Two people work in a smoke shop on the South Side of Chicago. One of them is the owner. What principle of law says that the owner of the shop gets to donate three times as much to a political candidate than the employee? How can campaign finance law be allowed discriminate against workers like that?
On April 21, 2018, the Chicago Tribune reported that Mayor Rahm Emanuel added $1.7 million to his campaign in a single day. The explanation that followed encapsulates what's wrong with our campaign finance laws. As in other states, the Illinois campaign donation system is set up like a board game, specifically a corporate board game.
If you are an actual carbon based person in Illinois you cannot donate more than $5,600 to a political campaign, unless you own a business. If you own a business you can contribute twice that amount on behalf of your business. And if you register as a political action group you can donate nearly 10 times the individual contribution limit, up to $55,400. These campaign limits are entirely lifted if one candidate in a race decides to give their campaign $100,000 of their own money.
That's what happened in Chicago. Emanuel's Republican opponent, Willie Wilson, boosted his campaign with $100,000 of his own money. Twenty-four hours later the Mayor added a million dollars to his campaign from just three wealthy donors plus another $700,000 from other donors.
In the Citizen's United decision the US Supreme Court said, in effect, that money is a form of free speech. This may be true in some intellectual perspective of the court, but if true in the real world, how can there be a $5,600 free speech limit on voters? How can there be any limits at all?
In our Republic we have this bedrock principle that says, "One person, One vote." Everyone has an equal say in who represents their interests. Corporate governance operates on a different principle that says, "One share, One vote." You get one vote with every share of the company you buy. The bigger your financial stake is, the greater your say is within the company. Wealthy shareholders like this system because their voting power is proportional to their financial power.
The concept of one person, one vote is an anathema to them in our democracy. They feel their greater financial stake in the economy should also entitle them to a greater political say in our government. This is why they have rigged the campaign finance system.
As a thought experiment, try imposing the "One person, One vote" principle to campaign financing. One person's donation limit in Illinois is $5,600. That means one vote is equal to that amount or less, mostly less. Most voters don't contribute to political campaigns. Even if they do, the individual donation limit may be well beyond their means. The median income for a family of four is close to $56,000 a year, so a maximum political donation would cost them 10% of their annual income. Even a 1% donation would be well beyond their means. One tenth of one percent of their income, or $56 dollars, might be feasible for most voters, and this amount is 100 times the current limit.
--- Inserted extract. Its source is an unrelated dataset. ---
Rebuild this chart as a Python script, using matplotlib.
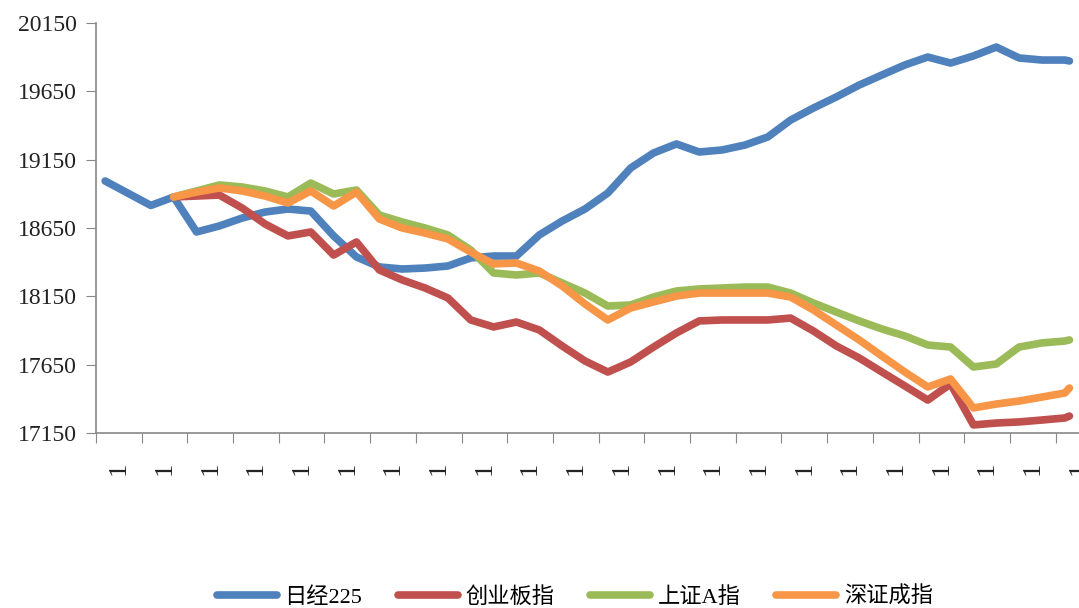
import numpy as np
import matplotlib.pyplot as plt

# x positions in category units (axis spans 0..21.5 categories)
x_all = [0.2] + [1.2 + 0.5 * i for i in range(41)] + [21.3]
x_rest = x_all[2:]

nikkei = [18994, 18815, 18877, 18621, 18665, 18723, 18767, 18789, 18774, 18592,
          18438, 18365, 18350, 18357, 18372, 18431, 18445, 18445, 18599, 18701,
          18789, 18906, 19089, 19199, 19265, 19206, 19221, 19257, 19316, 19440,
          19528, 19609, 19696, 19770, 19843, 19901, 19857, 19909, 19974, 19894,
          19879, 19879, 19872]
chinext = [18877, 18884, 18891, 18796, 18679, 18592, 18621, 18452, 18548, 18343,
           18270, 18211, 18138, 17977, 17926, 17962, 17904, 17787, 17677, 17596,
           17670, 17779, 17882, 17970, 17977, 17977, 17977, 17991, 17896, 17787,
           17699, 17596, 17494, 17391, 17509, 17209, 17223, 17231, 17245, 17260,
           17274]
sse_a = [18877, 18921, 18965, 18950, 18921, 18877, 18979, 18899, 18928, 18745,
         18694, 18650, 18599, 18489, 18321, 18306, 18321, 18248, 18174, 18079,
         18087, 18145, 18189, 18204, 18211, 18218, 18218, 18174, 18101, 18035,
         17970, 17911, 17860, 17794, 17779, 17633, 17655, 17779, 17809, 17823,
         17831]
szse = [18877, 18913, 18943, 18921, 18884, 18833, 18921, 18811, 18913, 18716,
        18650, 18613, 18570, 18474, 18387, 18394, 18335, 18226, 18094, 17977,
        18065, 18109, 18152, 18174, 18174, 18174, 18174, 18145, 18050, 17940,
        17831, 17713, 17596, 17487, 17545, 17333, 17362, 17384, 17413, 17443,
        17479]

names = ["日经225", "创业板指", "上证A指", "深证成指"]
colors = ["#4F81BD", "#C0504D", "#9BBB59", "#F79646"]
y_ticks = [17150, 17650, 18150, 18650, 19150, 19650, 20150]
n_cats = 22
cat_labels = ["1"] * n_cats

plt.rcParams["font.family"] = ["Liberation Serif", "Noto Sans CJK SC", "DejaVu Sans"]

fig = plt.figure(figsize=(10.79, 6.08), dpi=100)
ax = fig.add_axes([96 / 1079, 1 - 433 / 608, 983 / 1079, 410 / 608])

series = [(x_all, nikkei), (x_rest, chinext), (x_rest, sse_a), (x_rest, szse)]
for (xs, ys), name, c in zip(series, names, colors):
    ax.plot(xs, ys, color=c, lw=5.5, label=name,
            solid_capstyle="round", solid_joinstyle="round")

ax.set_ylim(17150, 20150)
ax.set_xlim(0, 21.51)
ax.set_yticks(y_ticks)
ax.set_yticklabels([str(v) for v in y_ticks], fontsize=17, color="#222222")

# ticks between categories, labels (lying on their side) at category centres
ax.set_xticks(np.arange(n_cats))
ax.set_xticklabels([])
ax.set_xticks(np.arange(n_cats) + 0.5, minor=True)
ax.set_xticklabels(cat_labels, minor=True, fontsize=19, color="#222222")
ax.tick_params(axis="x", which="minor", length=0, pad=20.5, labelrotation=90)
ax.tick_params(axis="x", which="major", direction="out", length=7.5, color="#888888")
ax.tick_params(axis="y", direction="out", length=7.5, color="#888888", pad=6)

for s in ["top", "right"]:
    ax.spines[s].set_visible(False)
for s in ["left", "bottom"]:
    ax.spines[s].set_color("#888888")
    ax.spines[s].set_linewidth(1.2)

handles, labels = ax.get_legend_handles_labels()
fig.legend(handles, labels, loc="center", bbox_to_anchor=(575 / 1079, 1 - 597 / 608),
           ncol=4, frameon=False, fontsize=16, handlelength=2.7, handletextpad=0.35,
           columnspacing=1.6)

fig.savefig("out.png", dpi=100)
If you go with the "$5,600 limit equals one vote" rule, then being a business owner gives you three votes, one personal vote and two votes for your business. Join another business owner to form a political action committee you get eight votes, five votes for your half of the PAC, three for your business and one personal vote.
Then Willie Wilson upsets the apple cart in Chicago by donating $100k to his campaign. Now just three wealthy donors get a total of 180 votes or more for Mayor Emanuel's campaign. The actual impact on how a candidate might responds to donors is enhanced by the fact that tens of thousands of voters contribute nothing. Additionally, because individual donor limits are 100 times what the average voter can afford, the impact of those three big donors in the mayor's race is more like 180,000 votes. So, if you are Rahn Emanuel, who are you going to listen to?
Money is not free speech. Money is power.
If we agreed to pair the power of money to the power of the vote, then one voting share should have the same price tag for every eligible voter. It should not favor businesses or the wealthy as it does now in our corporate governance style of campaign finance. This also means only eligible voters should be able to donate; No PACs or businesses. If a businessman or organization wants to lobby for a special interest, they should lobby directly with the people to gain influence rather than lobbying our politicians. It would mean that fair share campaign finance limits would either be equal and affordable for everyone, or without donation limits but with maximum transparency so every voter can see exactly which candidates the big donors are buying.